The real estate writers for the Seattle P-I apparently aren't capable of leaving well enough alone. Even when they print an Associated Press wire report about the serious housing slowdown underway across the nation, they just have to slip in a "but not in Seattle" clause (P-I addition italicized).
The "For Sale" signs are staying out longer. House prices are easing as sellers try to lure in buyers.I wouldn't mind so much if the talking points were something like "...but Seattle has not yet seen as much slowing as elsewhere." It would get a little old after a while, but at least it would be an accurate statement of fact. But instead, the local media's line is almost uniformly "Seattle isn't slowing now, and we're completely immune to any serious slowdown, ever." Prices may fall significantly, but not in Seattle. It's just not possible.
The big question now: Will the nation's five-year housing boom turn into a devastating bust that could derail the overall economy?
"We recognize the risk ... and we are watching it very carefully," Federal Reserve Chairman Ben Bernanke told Congress recently.
"So far, the correction in housing has been orderly, but there is a significant risk that this orderly correction could become more chaotic," said Mark Zandi, chief economist at Moody's Economy.com.
"The housing market has been driven by euphoric optimism about future house price growth. That could quickly change to dark pessimism, and we could see sales and prices fall much more than expected," Zandi said.
That may be true nationally, but Seattle and the rest of Washington area continue to see double-digit growth in home prices, although there are more homes on the market than a year ago, according to the latest data from the Northwest Multiple Listing Service.
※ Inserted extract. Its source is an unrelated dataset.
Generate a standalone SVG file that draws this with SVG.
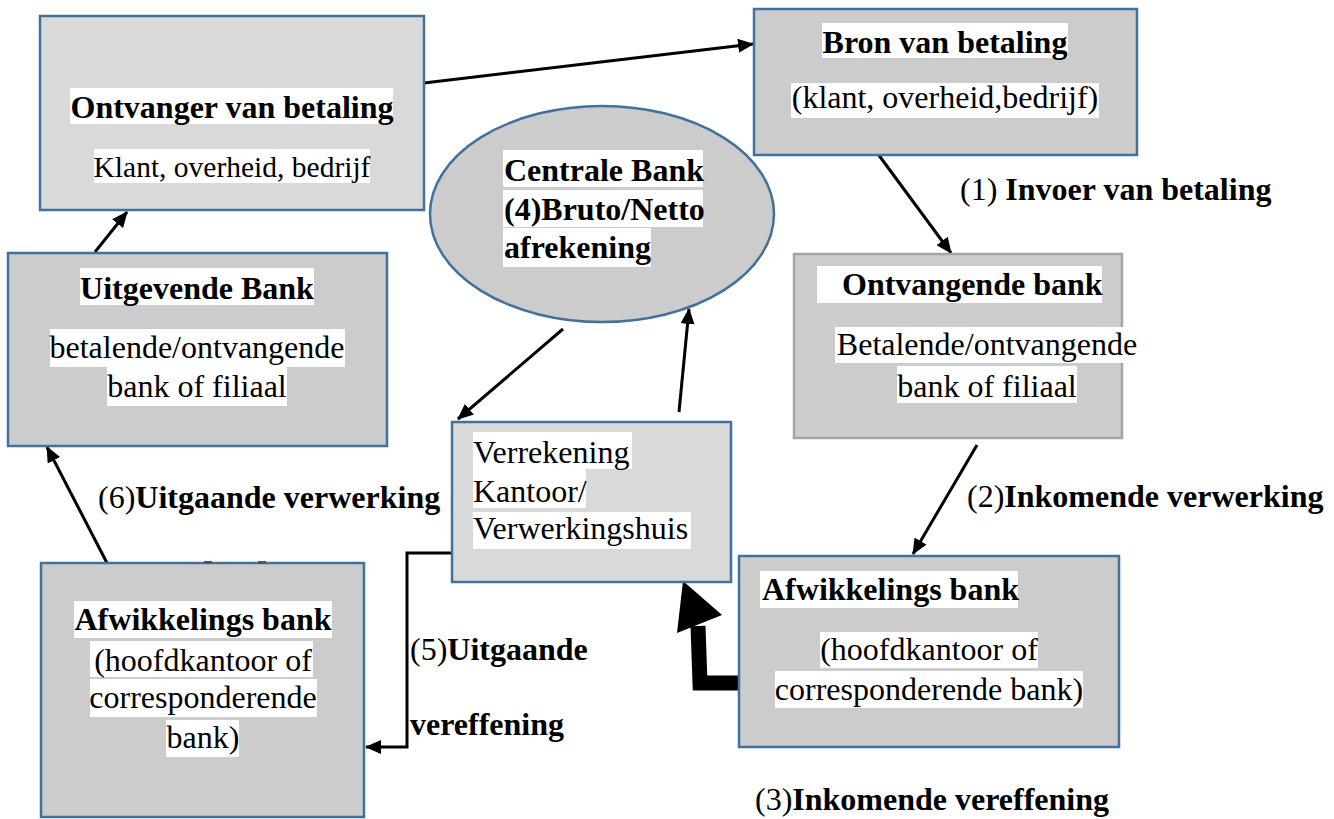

Really what it boils down to is a local manifestation of the prevailing national sentiment reported on back in April.
...71% of consumers say it is likely that a housing bubble and collapse of prices could occur in the United States within the next year. Twenty-four percent say such a housing bubble is not likely. In contrast, a much smaller number of consumers, 32%, expect the collapse of a housing bubble within their own area in the next year, and 65% say it is not likely.You'd like to think that the people that bring us our news would be more objective than the obviously fickle American public, or that they would at least set their biases aside and just report the facts, but clearly that just isn't the case.